National Transgender HIV Testing Day
On April 18, we celebrate National Transgender HIV Testing Day, a day dedicated to recognizing the importance of HIV testing, prevention education and treatment for transgender and nonbinary people. We talked to Kimberly Skeete about her journey in HIV.

Visit GLAAD for resources about transgender issues and how to be an ally to the transgender community.
Kimberly June Skeete (she/her)
Clinical Research Assistant and Community Advisor, Bios Clinical Research Palm Springs
Years as an ANAC member: 2
Greater Palm Spring chapter member
DEI committee member
DEI conference scholarship winner - 2022

What does Transgender HIV Testing Day mean to you?
As HIV continues to have a great impact on the trans community, it is important to have days like this one to spotlight and spread awareness to the community that is impacted by this virus but often forgotten and left out. As a trans person, navigating healthcare systems can seem challenging and often impossible. This day offers those of us working in HIV care a chance to provide resources, education and access to HIV services directly to a community who needs them the most. It makes the ones in the community living with HIV feel seen and valid, and it spreads awareness for ones that are most vulnerable.

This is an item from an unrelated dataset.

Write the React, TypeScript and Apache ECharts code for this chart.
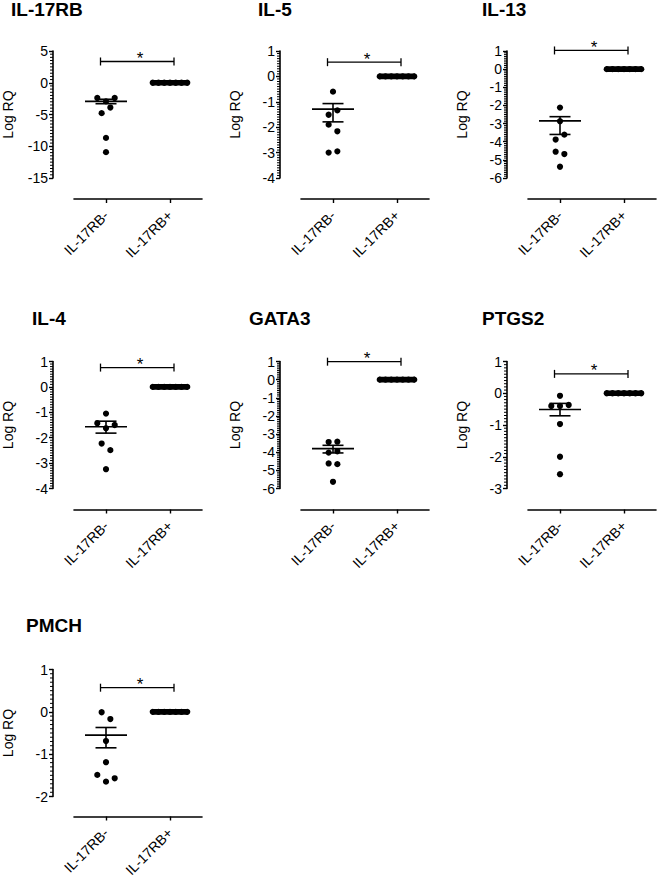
import React, { useEffect, useRef } from 'react';
import * as echarts from 'echarts';

// ---------- data ----------
const genes = ['IL-17RB', 'IL-5', 'IL-13', 'IL-4', 'GATA3', 'PTGS2', 'PMCH'];
const groups = ['IL-17RB-', 'IL-17RB+'];

const il17rbNeg = [-2.4, -2.94, -2.4, -4.79, -3.9, -8.69, -10.93];
const il5Neg = [-0.6, -1.51, -1.34, -1.9, -2.16, -3.0, -2.95];
const il13Neg = [-2.12, -2.87, -3.88, -3.61, -4.55, -4.68, -5.38];
const il4Neg = [-1.05, -1.43, -1.63, -1.5, -2.23, -2.49, -3.24];
const gata3Neg = [-3.44, -3.42, -4.02, -3.95, -4.62, -4.66, -5.63];
const ptgs2Neg = [-0.08, -0.4, -0.4, -0.37, -0.97, -2.0, -2.55];
const pmchNeg = [-0.01, -0.17, -0.69, -1.19, -1.49, -1.65, -1.57];
const posValues = [0, 0, 0, 0, 0, 0, 0];

const negMean = [-2.94, -1.29, -2.85, -1.57, -3.8, -0.51, -0.55];
const negSemHigh = [-2.6, -1.07, -2.62, -1.35, -3.62, -0.32, -0.37];
const negSemLow = [-3.3, -1.79, -3.6, -1.82, -4.04, -0.71, -0.85];
const posMean = [0, 0, 0, 0, 0, 0, 0];

const bracketY = [3.35, 0.56, 1.03, 0.76, 0.99, 0.61, 0.57];
const yMax = [5, 1, 1, 1, 1, 1, 1];
const yMin = [-15, -4, -6, -4, -6, -3, -2];
const yStep = [5, 1, 1, 1, 1, 1, 1];

const negByGene = [il17rbNeg, il5Neg, il13Neg, il4Neg, gata3Neg, ptgs2Neg, pmchNeg];

// ---------- layout ----------
const FONT = '"Liberation Sans", Arial, Helvetica, sans-serif';
const colLeft = [74, 301, 528];
const rowTop = [51, 361.5, 669.5];
const plotW = 128;
const plotH = 127;
const Y_OFFSET = 21;
const titleLeft = [11, 258, 482, 32, 249, 482, 26];
const titleTop = [0, 309, 616];
const BIN_PX = 8.5;
const SPREAD = 8.7;
const MAX_SPAN = 34.5;
const MINOR_SPLIT = 10;

function dotRenderer(neg: number[], pos: number[]) {
  return (params: any, api: any) => {
    const i = params.dataIndex;
    const cat = i < neg.length ? 0 : 1;
    const vals = cat === 0 ? neg : pos;
    const k = cat === 0 ? i : i - neg.length;
    const pts = vals.map((v) => api.coord([cat, v]));
    const order = vals.map((_, j) => j).sort((a, b) => pts[a][1] - pts[b][1] || a - b);
    const bins: number[][] = [];
    let start = -Infinity;
    for (const j of order) {
      if (bins.length && pts[j][1] - start < BIN_PX) bins[bins.length - 1].push(j);
      else {
        bins.push([j]);
        start = pts[j][1];
      }
    }
    const bin = (bins.find((b) => b.includes(k)) as number[]).slice().sort((a, b) => a - b);
    const n = bin.length;
    const sp = n > 1 ? Math.min(SPREAD, MAX_SPAN / (n - 1)) : 0;
    const off = (bin.indexOf(k) - (n - 1) / 2) * sp;
    return {
      type: 'circle',
      shape: { cx: pts[k][0] + off, cy: pts[k][1], r: 3.1 },
      style: { fill: '#000' },
    };
  };
}

function meanRenderer(params: any, api: any) {
  const cat = api.value(0);
  const pm = api.coord([cat, api.value(1)]);
  const pl = api.coord([cat, api.value(2)]);
  const ph = api.coord([cat, api.value(3)]);
  const x = pm[0];
  const ls = { stroke: '#000', lineWidth: 1.6 };
  const same = Math.abs(pl[1] - ph[1]) < 0.5;
  const children: any[] = [
    {
      type: 'line',
      shape: { x1: x - (same ? 18 : 21), y1: pm[1], x2: x + (same ? 18 : 21), y2: pm[1] },
      style: same ? { stroke: '#000', lineWidth: 5.6 } : ls,
    },
  ];
  if (!same) {
    children.push(
      { type: 'line', shape: { x1: x, y1: ph[1], x2: x, y2: pl[1] }, style: ls },
      { type: 'line', shape: { x1: x - 10.5, y1: ph[1], x2: x + 10.5, y2: ph[1] }, style: ls },
      { type: 'line', shape: { x1: x - 10.5, y1: pl[1], x2: x + 10.5, y2: pl[1] }, style: ls }
    );
  }
  return { type: 'group', children };
}

function bracketRenderer(params: any, api: any) {
  const by = api.value(1);
  const a = api.coord([0, by]);
  const b = api.coord([1, by]);
  const x1 = a[0] - 5.5;
  const x2 = b[0] + 4;
  const y = a[1];
  const ls = { stroke: '#000', lineWidth: 1.3 };
  return {
    type: 'group',
    children: [
      { type: 'line', shape: { x1, y1: y, x2, y2: y }, style: ls },
      { type: 'line', shape: { x1, y1: y - 4, x2: x1, y2: y + 4 }, style: ls },
      { type: 'line', shape: { x1: x2, y1: y - 4, x2, y2: y + 4 }, style: ls },
      {
        type: 'text',
        style: {
          text: '*',
          x: (a[0] + b[0]) / 2 + 2,
          y: y - 3,
          textAlign: 'center',
          textVerticalAlign: 'middle',
          font: `17px ${FONT}`,
          fill: '#000',
        },
      },
    ],
  };
}

function minorValues(i: number) {
  const out: number[] = [];
  const step = yStep[i] / MINOR_SPLIT;
  const n = Math.round((yMax[i] - yMin[i]) / step);
  for (let k = 1; k < n; k++) {
    if (k % MINOR_SPLIT !== 0) out.push(+(yMin[i] + k * step).toFixed(4));
  }
  return out;
}

function buildOption() {
  const grid: any[] = [];
  const xAxis: any[] = [];
  const yAxis: any[] = [];
  const series: any[] = [];
  const title: any[] = [];
  genes.forEach((g, i) => {
    const col = i % 3;
    const row = Math.floor(i / 3);
    grid.push({ left: colLeft[col], top: rowTop[row], width: plotW, height: plotH, containLabel: false });
    title.push({
      text: g,
      left: titleLeft[i],
      top: titleTop[row],
      padding: 0,
      textStyle: { fontFamily: FONT, fontWeight: 'bold', fontSize: 19, color: '#000' },
    });
    xAxis.push({
      type: 'category',
      gridIndex: i,
      data: groups,
      position: 'bottom',
      offset: row === 2 ? 20 : 21,
      axisLine: { show: true, onZero: false, lineStyle: { color: '#000', width: 1.6 } },
      axisTick: { show: true, alignWithLabel: true, length: 4, lineStyle: { color: '#000', width: 1.4 } },
      axisLabel: { rotate: 45, interval: 0, margin: 14, fontFamily: FONT, fontSize: 14, color: '#000' },
      splitLine: { show: false },
    });
    yAxis.push({
      type: 'value',
      gridIndex: i,
      min: yMin[i],
      max: yMax[i],
      interval: yStep[i],
      offset: Y_OFFSET,
      name: 'Log RQ',
      nameLocation: 'middle',
      nameGap: 38,
      nameTextStyle: { fontFamily: FONT, fontSize: 14, color: '#000' },
      axisLine: { show: true, onZero: false, lineStyle: { color: '#000', width: 1.6 } },
      axisTick: { show: true, length: 4, lineStyle: { color: '#000', width: 1.4 } },
      axisLabel: { margin: 5, fontFamily: FONT, fontSize: 14, color: '#000' },
      splitLine: { show: false },
    });
    const neg = negByGene[i];
    series.push({
      type: 'custom',
      xAxisIndex: i,
      yAxisIndex: i,
      clip: false,
      encode: { x: 0, y: 1 },
      data: neg.map((v) => [0, v]).concat(posValues.map((v) => [1, v])),
      renderItem: dotRenderer(neg, posValues),
      z: 3,
    });
    series.push({
      type: 'custom',
      xAxisIndex: i,
      yAxisIndex: i,
      clip: false,
      encode: { x: 0, y: 1 },
      data: [
        [0, negMean[i], negSemLow[i], negSemHigh[i]],
        [1, posMean[i], posMean[i], posMean[i]],
      ],
      renderItem: meanRenderer,
      z: 4,
    });
    series.push({
      type: 'custom',
      xAxisIndex: i,
      yAxisIndex: i,
      clip: false,
      encode: { x: 0, y: 1 },
      data: [[0, bracketY[i]]],
      renderItem: bracketRenderer,
      z: 4,
    });
  });
  return { animation: false, backgroundColor: '#fff', title, grid, xAxis, yAxis, series };
}

// minor ruler ticks: positioned from the axis scale after the first layout
function minorTickGraphics(chart: any) {
  const els: any[] = [];
  genes.forEach((_, i) => {
    minorValues(i).forEach((v) => {
      const p = chart.convertToPixel({ xAxisIndex: i, yAxisIndex: i }, [0, v]);
      if (!p) return;
      const ax = p[0] - plotW / 4 - Y_OFFSET;
      els.push({
        type: 'rect',
        silent: true,
        z: 100,
        shape: { x: ax - 3, y: p[1] - 0.5, width: 3, height: 1 },
        style: { fill: '#000' },
      });
    });
  });
  return els;
}

export default function App() {
  const ref = useRef<HTMLDivElement>(null);
  useEffect(() => {
    if (!ref.current) return;
    const chart = echarts.init(ref.current, undefined, { renderer: 'svg' });
    chart.setOption(buildOption() as any);
    chart.setOption({ graphic: minorTickGraphics(chart) } as any);
    return () => chart.dispose();
  }, []);
  return (
    <div
      ref={ref}
      style={{ position: 'absolute', left: 0, top: 0, width: 658, height: 883, background: '#fff' }}
    />
  );
}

Why did you join the fight to end HIV/AIDS?
Working in HIV care is not just a job I choose to do each day. It is, for me and so many others like me, my life. Transgender women are 14 times more likely to have HIV than other adult women. In some places, up to 40% of transgender women have HIV. Not only do I know those statistics, but I am also living proof of them. At the time of my diagnosis, I knew very little about prevention and had limited access to education and care for someone like me, someone trans. What little I knew came from movies like RENT or Angels in America. Navigating early adulthood ostracized from family left me vulnerable and susceptible for many of the challenges that could have broken me but didn’t. In fact, what didn’t break me, made me stronger and determined to create change. It was through my diagnosis that I found a reason to not just exist in life but live it and do so with purpose. I didn’t choose to work in healthcare, healthcare chose me, and I now know it is my goal to act up and join the fight in HIV.

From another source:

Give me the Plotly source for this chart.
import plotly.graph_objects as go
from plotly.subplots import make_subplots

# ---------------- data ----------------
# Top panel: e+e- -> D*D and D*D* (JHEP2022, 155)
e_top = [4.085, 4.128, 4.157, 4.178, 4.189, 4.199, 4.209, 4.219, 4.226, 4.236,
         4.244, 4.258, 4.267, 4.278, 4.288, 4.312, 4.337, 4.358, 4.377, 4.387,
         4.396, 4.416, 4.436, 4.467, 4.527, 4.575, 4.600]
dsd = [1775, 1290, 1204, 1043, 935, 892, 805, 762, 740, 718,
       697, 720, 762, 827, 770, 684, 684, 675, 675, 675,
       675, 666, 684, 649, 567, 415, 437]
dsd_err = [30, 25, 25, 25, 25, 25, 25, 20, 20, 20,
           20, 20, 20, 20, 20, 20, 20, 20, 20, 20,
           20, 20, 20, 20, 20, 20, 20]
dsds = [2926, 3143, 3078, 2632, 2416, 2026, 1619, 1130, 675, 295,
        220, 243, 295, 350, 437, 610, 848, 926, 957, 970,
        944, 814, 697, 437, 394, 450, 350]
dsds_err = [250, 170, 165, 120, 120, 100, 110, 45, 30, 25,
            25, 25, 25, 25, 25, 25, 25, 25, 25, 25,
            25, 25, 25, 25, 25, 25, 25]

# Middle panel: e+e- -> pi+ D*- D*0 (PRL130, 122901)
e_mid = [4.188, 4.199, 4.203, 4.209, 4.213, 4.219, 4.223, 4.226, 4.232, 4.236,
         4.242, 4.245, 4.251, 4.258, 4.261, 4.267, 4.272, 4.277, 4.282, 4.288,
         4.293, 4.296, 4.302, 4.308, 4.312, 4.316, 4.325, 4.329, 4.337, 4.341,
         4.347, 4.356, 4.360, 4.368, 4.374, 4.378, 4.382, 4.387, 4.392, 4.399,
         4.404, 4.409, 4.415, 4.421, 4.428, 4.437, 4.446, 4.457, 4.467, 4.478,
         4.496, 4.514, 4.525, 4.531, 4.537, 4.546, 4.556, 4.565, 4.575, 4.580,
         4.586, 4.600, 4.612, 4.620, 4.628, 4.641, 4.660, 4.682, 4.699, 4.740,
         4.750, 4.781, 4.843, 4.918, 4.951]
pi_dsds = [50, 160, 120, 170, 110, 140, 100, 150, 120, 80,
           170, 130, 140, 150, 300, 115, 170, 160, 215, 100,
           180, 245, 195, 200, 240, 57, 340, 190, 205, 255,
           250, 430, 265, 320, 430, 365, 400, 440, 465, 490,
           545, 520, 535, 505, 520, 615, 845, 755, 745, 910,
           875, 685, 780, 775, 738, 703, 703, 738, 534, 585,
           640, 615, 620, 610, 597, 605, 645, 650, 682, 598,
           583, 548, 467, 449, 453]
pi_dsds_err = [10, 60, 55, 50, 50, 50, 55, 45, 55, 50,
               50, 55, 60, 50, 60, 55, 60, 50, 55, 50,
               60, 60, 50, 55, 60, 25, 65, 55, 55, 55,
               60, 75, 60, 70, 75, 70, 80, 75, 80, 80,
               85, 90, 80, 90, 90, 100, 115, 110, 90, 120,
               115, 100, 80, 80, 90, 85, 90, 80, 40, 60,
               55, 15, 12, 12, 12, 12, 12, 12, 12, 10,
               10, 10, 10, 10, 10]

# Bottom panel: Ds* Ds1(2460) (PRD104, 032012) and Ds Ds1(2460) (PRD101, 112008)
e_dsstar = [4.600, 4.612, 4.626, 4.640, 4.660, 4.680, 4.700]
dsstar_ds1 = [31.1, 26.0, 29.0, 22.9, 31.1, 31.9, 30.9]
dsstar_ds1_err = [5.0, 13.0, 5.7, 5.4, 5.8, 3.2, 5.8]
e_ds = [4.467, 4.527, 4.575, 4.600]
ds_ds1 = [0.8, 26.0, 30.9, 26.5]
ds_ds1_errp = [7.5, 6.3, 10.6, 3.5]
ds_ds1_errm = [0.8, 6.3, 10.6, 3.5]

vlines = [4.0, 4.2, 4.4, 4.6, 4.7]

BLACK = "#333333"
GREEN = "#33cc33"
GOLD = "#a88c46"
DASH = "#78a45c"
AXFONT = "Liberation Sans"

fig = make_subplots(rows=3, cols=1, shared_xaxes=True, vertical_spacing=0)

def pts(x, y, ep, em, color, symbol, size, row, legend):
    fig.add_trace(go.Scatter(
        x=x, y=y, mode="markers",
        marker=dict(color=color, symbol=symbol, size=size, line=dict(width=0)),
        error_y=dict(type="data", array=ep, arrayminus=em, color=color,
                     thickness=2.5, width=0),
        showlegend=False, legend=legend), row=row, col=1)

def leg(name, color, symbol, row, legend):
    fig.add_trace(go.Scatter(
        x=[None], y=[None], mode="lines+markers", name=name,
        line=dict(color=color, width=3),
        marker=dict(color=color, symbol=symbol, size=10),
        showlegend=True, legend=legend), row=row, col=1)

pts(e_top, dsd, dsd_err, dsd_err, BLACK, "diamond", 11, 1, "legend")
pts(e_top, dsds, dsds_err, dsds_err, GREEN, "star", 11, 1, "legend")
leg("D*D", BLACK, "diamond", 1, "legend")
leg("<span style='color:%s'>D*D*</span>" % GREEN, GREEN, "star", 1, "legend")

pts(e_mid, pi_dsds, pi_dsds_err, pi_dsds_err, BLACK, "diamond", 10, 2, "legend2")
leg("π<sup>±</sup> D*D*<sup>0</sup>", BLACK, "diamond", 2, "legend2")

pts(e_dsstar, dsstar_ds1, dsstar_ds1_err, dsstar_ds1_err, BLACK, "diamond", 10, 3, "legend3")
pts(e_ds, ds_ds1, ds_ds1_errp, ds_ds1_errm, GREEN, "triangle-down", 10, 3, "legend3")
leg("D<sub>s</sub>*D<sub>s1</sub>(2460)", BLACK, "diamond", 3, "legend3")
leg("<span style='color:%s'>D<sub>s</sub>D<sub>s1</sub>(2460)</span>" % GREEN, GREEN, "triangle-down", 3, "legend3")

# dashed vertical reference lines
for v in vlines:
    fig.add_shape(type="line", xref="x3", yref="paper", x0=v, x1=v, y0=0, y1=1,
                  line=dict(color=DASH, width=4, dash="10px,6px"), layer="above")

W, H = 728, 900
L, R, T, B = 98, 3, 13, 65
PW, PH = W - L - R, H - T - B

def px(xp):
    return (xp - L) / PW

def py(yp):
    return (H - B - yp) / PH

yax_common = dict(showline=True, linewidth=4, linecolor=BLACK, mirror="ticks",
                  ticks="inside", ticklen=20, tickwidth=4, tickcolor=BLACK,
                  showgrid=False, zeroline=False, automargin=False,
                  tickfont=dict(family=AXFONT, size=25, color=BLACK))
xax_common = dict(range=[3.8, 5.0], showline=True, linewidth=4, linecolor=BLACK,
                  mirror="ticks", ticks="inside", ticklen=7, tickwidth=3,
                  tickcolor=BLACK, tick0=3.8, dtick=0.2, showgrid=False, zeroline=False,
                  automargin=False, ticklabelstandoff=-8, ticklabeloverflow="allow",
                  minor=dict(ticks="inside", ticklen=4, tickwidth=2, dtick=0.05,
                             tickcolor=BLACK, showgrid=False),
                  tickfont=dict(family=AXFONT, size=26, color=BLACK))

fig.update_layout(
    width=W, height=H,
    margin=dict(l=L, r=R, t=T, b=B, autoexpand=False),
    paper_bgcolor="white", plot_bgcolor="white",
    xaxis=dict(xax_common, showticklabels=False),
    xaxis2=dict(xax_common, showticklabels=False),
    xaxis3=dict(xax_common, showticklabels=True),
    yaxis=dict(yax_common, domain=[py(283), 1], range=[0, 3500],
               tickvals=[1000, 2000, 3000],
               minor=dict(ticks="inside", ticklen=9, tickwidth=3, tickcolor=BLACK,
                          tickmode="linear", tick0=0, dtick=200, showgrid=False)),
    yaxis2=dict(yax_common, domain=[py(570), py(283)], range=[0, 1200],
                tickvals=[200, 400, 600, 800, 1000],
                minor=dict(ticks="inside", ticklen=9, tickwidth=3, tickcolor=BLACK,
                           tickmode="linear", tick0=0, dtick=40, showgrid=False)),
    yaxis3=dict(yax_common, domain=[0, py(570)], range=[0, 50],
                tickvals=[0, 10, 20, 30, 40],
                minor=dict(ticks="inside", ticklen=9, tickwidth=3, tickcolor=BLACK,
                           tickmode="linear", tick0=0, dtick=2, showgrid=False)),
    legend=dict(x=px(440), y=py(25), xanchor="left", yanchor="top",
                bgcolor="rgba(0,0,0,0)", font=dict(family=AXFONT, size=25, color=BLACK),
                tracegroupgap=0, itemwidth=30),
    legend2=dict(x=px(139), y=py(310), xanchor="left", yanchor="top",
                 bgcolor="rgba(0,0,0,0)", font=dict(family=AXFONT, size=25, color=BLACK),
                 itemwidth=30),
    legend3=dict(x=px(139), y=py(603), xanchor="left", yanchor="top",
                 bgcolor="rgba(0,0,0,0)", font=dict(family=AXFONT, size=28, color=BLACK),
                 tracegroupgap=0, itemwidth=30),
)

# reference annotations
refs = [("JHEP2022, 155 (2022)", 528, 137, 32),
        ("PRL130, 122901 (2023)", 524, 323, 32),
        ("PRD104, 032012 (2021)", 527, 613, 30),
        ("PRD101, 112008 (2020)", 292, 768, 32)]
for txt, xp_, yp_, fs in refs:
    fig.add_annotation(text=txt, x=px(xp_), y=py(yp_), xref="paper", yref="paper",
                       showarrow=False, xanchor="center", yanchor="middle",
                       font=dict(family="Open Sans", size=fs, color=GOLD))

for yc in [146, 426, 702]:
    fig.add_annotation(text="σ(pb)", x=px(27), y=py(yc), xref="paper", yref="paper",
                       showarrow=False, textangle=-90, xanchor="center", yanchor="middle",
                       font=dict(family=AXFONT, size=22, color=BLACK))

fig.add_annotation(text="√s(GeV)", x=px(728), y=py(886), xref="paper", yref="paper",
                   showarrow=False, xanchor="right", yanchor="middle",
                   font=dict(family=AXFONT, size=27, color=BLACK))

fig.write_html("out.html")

What does ANAC mean to you?
ANAC represents community. We hear that word a lot and it is usually depicted as a place people just fall into by default. With ANAC, community is not a default setting, it is something that was built for great change. From folks like Alison Moed and Cliff Morrison, to even new members like me, we all have come together to create tangible change and redefine what it means to put the CARE back into healthcare. We are not a moment but a movement of solidarity, visibility, acceptance and passion. Joining ANAC is like finding family and for many LGBTQ folks like me, family wasn’t given to us but chosen for us.

Do you have a mentor or mentors who have been instrumental to your career and, if so, whom and how?
“I've heard it said that people come into our lives for a reason, bringing something we must learn. And we are led to those who help us most to grow if we let them and we help them in return.” These are more than lyrics from a famous Broadway show to me. These words sum up how I feel about my mentor Anthony Velasco. At 33, I am a proud trans woman of color doing great work in HIV care and in the community, but also, I just am. I say it like that because I almost wasn’t anything. When I met Anthony, I had no idea of all that I could be. He saw something in me. It was not only life changing but lifesaving. It was through him that I found my calling and realized my potential. I am a better woman, trans woman, because of the friend he is, which truly makes him not only one amazing ally but a mentor.

Golkoo Marcos, my boss here at Bios Clinical Research Palm Springs, is someone else I would call a mentor. She just gets “it”. Being a woman of color, she understands adversity like me. Her passion and advocacy to get trans and gender-diverse representation in research and in clinical roles, just like Anthony, is unmatched. I am doing things I have never seen a person like me doing and am learning to reach my highest potential. With those two and folks like Alison Moed (original 5B Nurse), PHD Antonia D'orsay (Borrego Health) and Bridget Picou (Palm Springs Chapter President), the world is not ready for me.